Flux drawing “Electric field”, 2023 by Arthur Poujois consists of Japanese ink and collage on paper that, at first glance, feels reminiscent of action painting. Yet on closer inspection the work becomes delicately controlled, producing an energising rhythm of intersecting lines that curve and dance in between cut photograph strips. Fragments of a captured life emerge through the dissected image – the shimmer of light on a ceramic object, a dress shoe, the detailed tailoring of a cuffed shirt. There is something both nostalgic and opulent that is present in Poujois’ drawing, but what’s striking is the way the frame becomes part of the work itself. A yellowed wooden board, scorched and chipped away at its edges, contains a history in and of itself. This material which otherwise might be considered detritus, cohesively bonds the entire work together through astute colour reflections and a conceptual nod to fragmented past lives that evade complete remembrance.

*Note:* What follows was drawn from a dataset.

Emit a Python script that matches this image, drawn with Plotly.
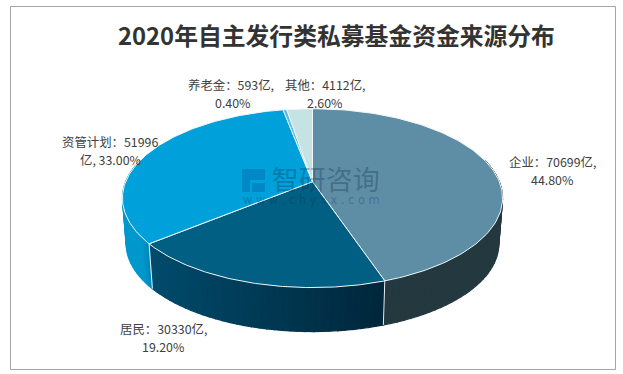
import numpy as np
import plotly.graph_objects as go

# Data
categories = ["企业", "居民", "资管计划", "养老金", "其他"]
values = [70699, 30330, 51996, 593, 4112]
percents = ["44.80%", "19.20%", "33.00%", "0.40%", "2.60%"]
title = "2020年自主发行类私募基金资金来源分布"

# Styles
top_colors = ["#5E8DA6", "#005F82", "#00A0DA", "#55BDE8", "#C5E3E2"]
side_left = ["#24393F", "#004B6C", "#0098CC", "#55BDE8", "#C5E3E2"]
side_right = ["#24393F", "#00263A", "#0084B4", "#55BDE8", "#C5E3E2"]
FONT = "Noto Sans CJK SC"
TXT = "#404040"

# Perspective projection of the pie, in pixel-sized axis units
CX, CY, A, B, K = 312.5, 181.7, 186.8, 86.4, 0.184
CY2, S = 227.8, 0.98


def project(theta, bottom=False):
    u, v = np.sin(theta), np.cos(theta)
    w = 1 + K * v
    x, y = A * u / w, -B * v / w
    if bottom:
        return CX + S * x, CY2 + S * y
    return CX + x, CY + y


def hexmix(c1, c2, t):
    a = [int(c1[i:i + 2], 16) for i in (1, 3, 5)]
    b = [int(c2[i:i + 2], 16) for i in (1, 3, 5)]
    return "#%02x%02x%02x" % tuple(round(p + (q - p) * t) for p, q in zip(a, b))


fig = go.Figure()
fractions = np.array(values) / sum(values)
edges = np.concatenate([[0], np.cumsum(fractions)]) * 2 * np.pi

# Side wall: thin strips, so it can carry the gradient
vis_lo, vis_hi = np.radians(75), np.radians(285)
for i in range(len(values)):
    lo, hi = max(edges[i], vis_lo), min(edges[i + 1], vis_hi)
    if hi <= lo:
        continue
    n = max(2, int(np.degrees(hi - lo) / 2))
    ts = np.linspace(lo, hi, n + 1)
    x0, x1 = project(hi)[0], project(lo)[0]
    for a_, b_ in zip(ts[:-1], ts[1:]):
        xa, ya = project(np.array([a_, b_]))
        xb, yb = project(np.array([b_, a_]), bottom=True)
        mx = (xa[0] + xa[1]) / 2
        t = float(np.clip((mx - x0) / (x1 - x0 + 1e-9), 0, 1))
        col = hexmix(side_left[i], side_right[i], t)
        fig.add_trace(go.Scatter(x=list(xa) + list(xb) + [xa[0]], y=list(ya) + list(yb) + [ya[0]],
                                 mode="lines", fill="toself", fillcolor=col,
                                 line=dict(color=col, width=1.2), hoverinfo="skip"))

# White seams on the wall at the slice boundaries that face the viewer
for e in edges[1:-1]:
    if vis_lo < e < vis_hi:
        xt, yt = project(e)
        xb, yb = project(e, bottom=True)
        fig.add_trace(go.Scatter(x=[xt, xb], y=[yt, yb], mode="lines",
                                 line=dict(color="#E8EEF0", width=1), hoverinfo="skip"))

# Top face
for i in range(len(values)):
    ts = np.linspace(edges[i], edges[i + 1], 120)
    xs, ys = project(ts)
    fig.add_trace(go.Scatter(x=[CX] + list(xs) + [CX], y=[CY] + list(ys) + [CY],
                             mode="lines", fill="toself", fillcolor=top_colors[i],
                             line=dict(color="#F2F6F8", width=1), hoverinfo="skip"))

# Labels: text built from the data, one annotation per line
label_lines = [
    (f"{categories[0]}：{values[0]}亿,", 552, 161.5), (percents[0], 552, 179.5),
    (f"{categories[1]}：{values[1]}亿,", 163, 329), (percents[1], 163, 347),
    (f"{categories[2]}：{values[2]}", 110, 142), (f"亿, {percents[2]}", 110, 160),
    (f"{categories[3]}：{values[3]}亿,", 231, 85), (percents[3], 233, 103),
    (f"{categories[4]}：{values[4]}亿,", 325, 85), (percents[4], 325, 103),
]
ann = [dict(x=x, y=y, text=t, showarrow=False, xanchor="center", yanchor="middle",
            font=dict(family=FONT, size=12.4, color=TXT)) for t, x, y in label_lines]

ann.append(dict(x=336, y=34, text=title, showarrow=False, xanchor="center", yanchor="middle",
                font=dict(family=FONT, size=23.8, color="#333333", weight=700)))

# Watermark
ann.append(dict(x=382, y=183, showarrow=False, xanchor="right", yanchor="middle", align="right",
                text=('<span style="font-size:27px">智研咨询</span><br>'
                      '<span style="font-size:11.4px;font-family:DejaVu Sans">w w w . c h y x x . c o m</span>'),
                font=dict(family=FONT, size=10.5, color="rgba(10,50,75,0.32)")))

shapes = [
    dict(type="rect", x0=10.5, y0=6.5, x1=615.5, y1=369.5,
         line=dict(color="#A6A6A6", width=1), layer="below"),
    dict(type="path", path="M242,169 L265,169 L265,180 L250,180 L250,192 L242,192 Z",
         fillcolor="rgba(0,90,160,0.35)", line_width=0, layer="above"),
    dict(type="rect", x0=252, y0=183, x1=265, y1=192,
         fillcolor="rgba(0,90,160,0.35)", line_width=0, layer="above"),
]

fig.update_layout(
    width=623, height=374, margin=dict(l=0, r=0, t=0, b=0),
    paper_bgcolor="white", plot_bgcolor="white", showlegend=False,
    hovermode=False, annotations=ann, shapes=shapes,
    xaxis=dict(range=[0, 623], visible=False, fixedrange=True),
    yaxis=dict(range=[374, 0], visible=False, fixedrange=True),
)
fig.write_html("out.html", config={"displayModeBar": False},
               post_script="document.body.style.margin='0';document.body.style.overflow='hidden';")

Other works on show include Archie Fooks-Smith’s ‘Key Limer2 Outside Sleepers’ & ‘Untitled’, 2024 depicting tiny sleeping figures drawn in pencil amongst a constellation of stitched mark making on coloured fabric. Mia Vallance’s work ‘Untitled’ 2024 is a ghostly negative rendition of a bouquet that loosely forms the shape of a heart. The layers of mark making in Vallance’s print creates a dense atmosphere that upturns our perception of a subject’s existence and its traces. Hugo Hagger’s Bully !, Bully !!, 2022 & Die Rose, 2023 are staged as confessional pieces that are akin to doodles or school desk drawings. The works tap into modes of social commentary that place emphasis on visual syntax – a tacit understanding on drawing without utterance. Oluwatobiloba Ajayi’s ‘Surviving abstraction through abstraction (to borrow from Torkwase Dyson)’, 2024, consists of three small drawings on paper that have been thickly printed with with black printing ink creating a stark tonal contrast and residual layers. There exists a degree of intimacy in Ajayi’s drawings which seem to be derived from photographic material highlighting one’s navigation of memory and personal histories.
Situational Attempts convenes seemingly disparate works and asks the viewer to consider the point at which a thought, an impulse, a doubt can be consciously rendered. Through the richness and varying approximations of each work, the show focuses on the nature of delicate indeterminacy in conjunction with definitive mark making – resulting in works that challenge and transpose our understanding of contemporary drawing.